© JUNGE FREIHEIT Verlag GmbH & Co. KG www.jungefreiheit.de 34/20 / 14. August 2020

Nord Stream 2: Drohbrief aus Washington
Unverhofft kommt oft
Albrecht Rothacher

Unverhofft erhielt die Leitung des Fährhafens Saßnitz auf Rügen Post aus den USA. Die republikanischen Senatoren Ted Cruz, Tom Cotton und Ron Johnson drohten unverhohlen mit der „wirtschaftlichen Vernichtung“ des Hafens, falls er seine Zuarbeit – die Lagerung und Lieferung betonummantelter Stahlröhren an russische Verlegeschiffe – für die Gaspipeline Nord Stream 2 nicht sofort einstelle. Andernfalls würde der Hafen mit dem ganzen Arsenal der US-Sanktionskiste belegt. 

Der Drohbrief soll die Fertigstellung der letzten 120 der 2.000 Kilometer langen Gasleitung in letzter Minute verhindern. Angesichts der eklatanten Verletzung deutscher Souveränitätsrechte schlugen die Wellen der öffentlichen Entrüstung hoch. Dabei war die rußlandfeindliche Reaktion des US-Senats, die auch linke Demokraten mit einschließt, völlig absehbar. Das Argument, die US-Amerikaner wollten nur ihr teures Flüssiggas nach Europa verkaufen und die russische Konkurrenz ausschalten, greift zu kurz: Sie exportieren es zu lukrativeren Preisen nach Fernost, denn Japan, Korea und Taiwan kommen nicht an das billigere Pipeline-Gas.

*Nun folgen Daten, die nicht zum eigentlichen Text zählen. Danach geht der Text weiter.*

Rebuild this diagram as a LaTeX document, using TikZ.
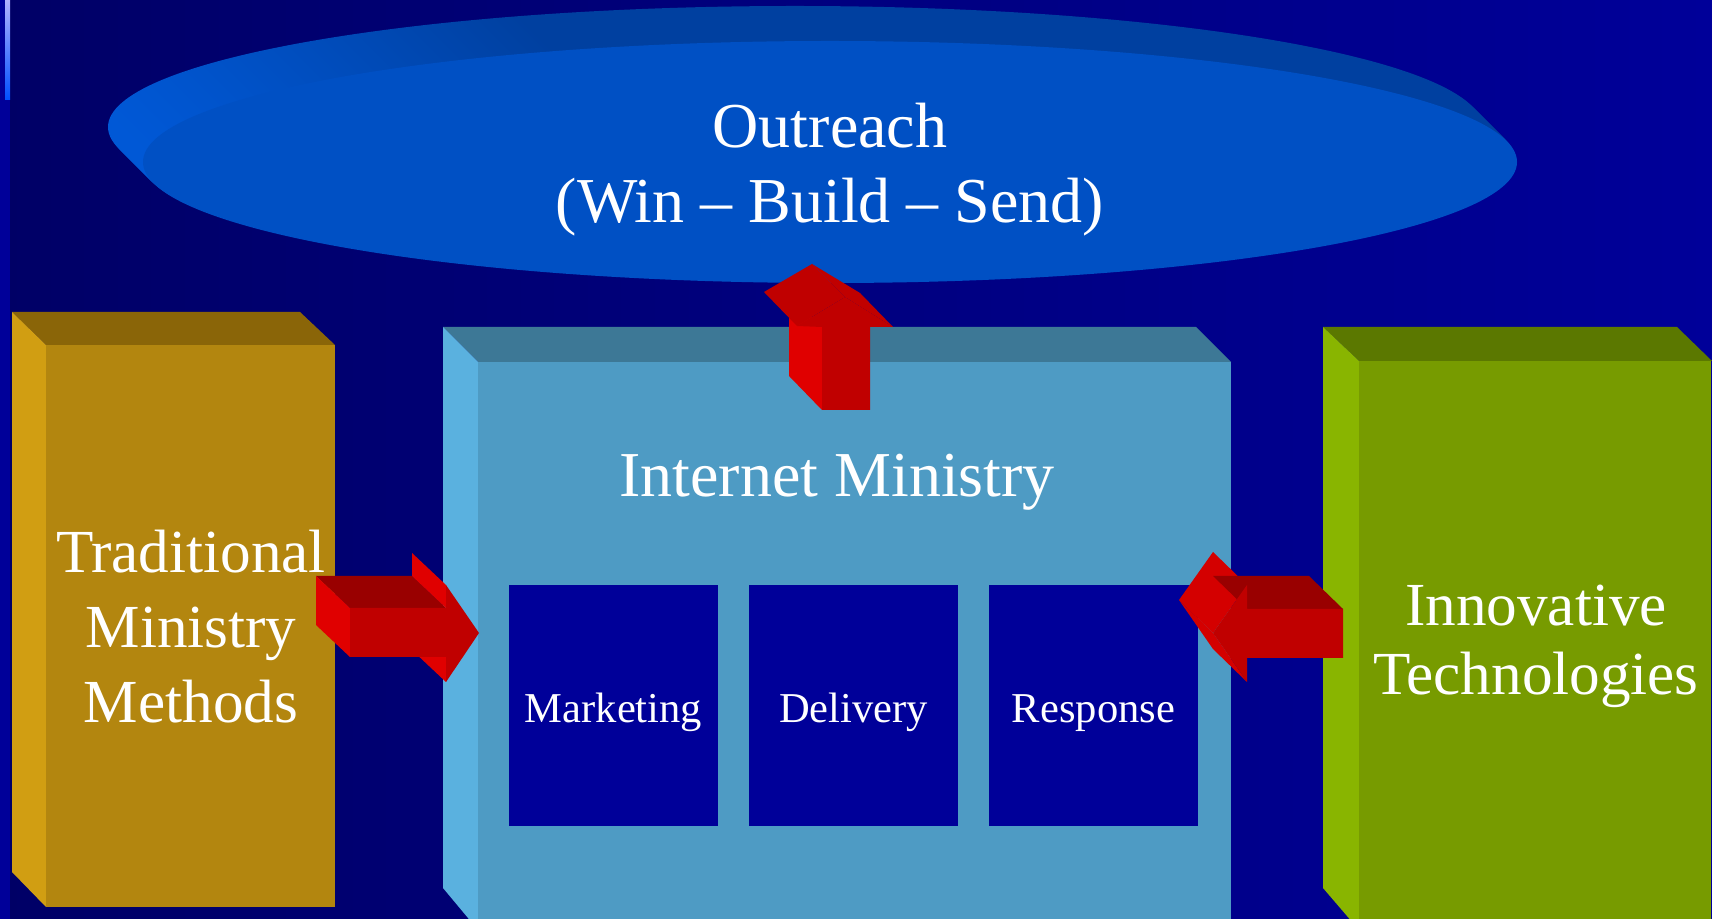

Helfen Gegensanktionen der EU gegen die USA, wie jüngst von Putin-Freund Gerhard Schröder bei einer Bundestagsanhörung gefordert? Deutschland befände sich dann angesichts der außen- und energiepolitischen Alleingänge in einer Sackgasse. Die gebeutelte deutsche Exportindustrie dürfte einmal mehr die Rechnung zahlen.